AS A “JOKE,” DESPITE FINDINGS OF FORGERY
by Sharon Rondeau
Included in his tweet was a video of Barack Hussein Obama “roasting” Trump in 2011 shortly after the release of an image deemed to be a scan of a certified copy of Obama’s “long-form” birth certificate from the State of Hawaii.
On the evening of April 29, 2011, Obama had been speaking at the White House Correspondents Association annual dinner at which Trump was present. While the audience laughed at Obama’s mockery of Trump’s repeated demands to see Obama’s detailed birth certificate to presumably prove that he was eligible to hold the office of president, Trump remained serious and unsmiling.
The “roast” included the airing of a short clip from “The Lion King” Obama termed “my official birth video,” which was an apparent parody on the questions raised by many about Obama’s birthplace which gained a voice with Trump.
Pfeiffer was likely replying to Trump’s tweet on Monday evening stating that U.S. “immigration laws” “are an Obama joke.”
It is unclear in what capacity Obama factored into Trump’s comment given that while Obama was in the White House, no immigration laws were passed or amended.
However, in 2012, the Obama regime implemented by “executive action” the “Deferred Action for Childhood Arrivals” (DACA) initiative which the Trump administration attempted to shutter effective March 5, 2018 amid a number of legal challenges.
The program allowed potentially hundreds of thousands of illegal aliens in their 20s and 30s brought to the United States as children to apply for what amounted to a de facto legal status if they met certain criteria, did not violate the law, and were attending school or working. If accepted, each recipient was permitted the ability to renew his or her DACA status every two years and avoid deportation.
Obama had originally said that as chief executive, he did not have the authority to “change” immigration law, as the U.S. Constitution grants legislative ability only to the Congress.
For months, Trump has urged Congress to act on the DACA issue to resolve the status of those accepted into the program while it was still active.
On Easter Sunday, Trump tweeted, taking many by surprise, that his proposal to accept “DACA” participants into the country’s social fabric was withdrawn. He blamed “Democrats” for instituting the policy known as “Catch & Release” which places illegal aliens into a process to generally include release into the U.S. general population.
After U.S. Attorney General Jeff Sessions announced last September that DACA would and in early March, Trump encouraged Congress to pass a law resolving the dilemma of those enrolled in the program, which itself had been found “unconstitutional” by Sessions and his legal advisors.

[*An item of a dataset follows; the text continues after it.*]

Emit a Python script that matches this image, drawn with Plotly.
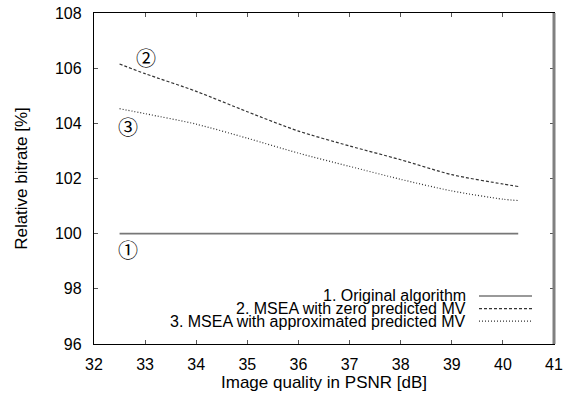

In exchange, the Trump administration said, it wanted funding for a “border wall” promised during the 2016 presidential campaign, improved border security, and changes to a number of long-standing U.S. immigration policies.
Trump’s tweets on Sunday may have been spurred by his viewing of a broadcast by “Fox & Friends,” a news and commentary program he has said he enjoys, which contained video footage of a “caravan” of an estimated 1,000-1,200 individuals from Central America who are reportedly making their way through Mexico to the border with the United States unimpeded.
The group was reportedly organized by “Pueblos sin Fronteras” and allowed to proceed through Mexico in violation of that nation’s immigration laws. On March 30, Buzzfeed News, which has a journalist embedded with the group, reported:
When they get to the US, they hope American authorities will grant them asylum or, for some, be absent when they attempt to cross the border illegally. More likely is that it will set up an enormous challenge to the Trump administration’s immigration policies and its ability to deal with an organized group of migrants numbering in the hundreds.
Pfeiffer was the official who vouched for the “long-form” birth certificate image the day it was released to the public, April 27, 2011. His photo and title appear at the bottom of the now-archived blog post chronicling the process by which to certified copies of the “long-form” birth certificate were allegedly obtained from the Hawaii Department of Health several days before by Obama’s then-personal attorney, Judith Corley of Perkins Coie.
Doubts about Obama’s eligibility arose as early as 2007 but were squelched by a partisan, sycophantic media which nevertheless itself speculated that Obama was born in a foreign country. Despite calls, letters, emails and faxes which likely numbered in the thousands or tens of thousands, no member of Congress would tackle the question and demand proof of Obama’s eligibility as a “natural born Citizen” either before or after the 2008 election.
Following the publication of the image, several graphics experts came forward to say that it was a poorly-drafted forgery. Concerns about the upcoming 2012 presidential election burgeoned among many Americans, including members of a Tea Party group in Surprise, AZ, which decided to approach their Sheriff, Joseph Arpaio, to request an investigation.
Arpaio assented, assigning the task to his “Cold Case Posse” led by former New Jersey detective Mike Zullo and consisting of former law enforcement officers and attorneys.
Within days, Zullo was forced to inform Arpaio that the image was plagued with irregularities and could not be “cleared” as genuine. That finding launched what became a 5+-year investigation culminating not only in Zullo’s conclusion that the image is a “computer-generated forgery,” but also with the concurrence of two reputable forensic analysts.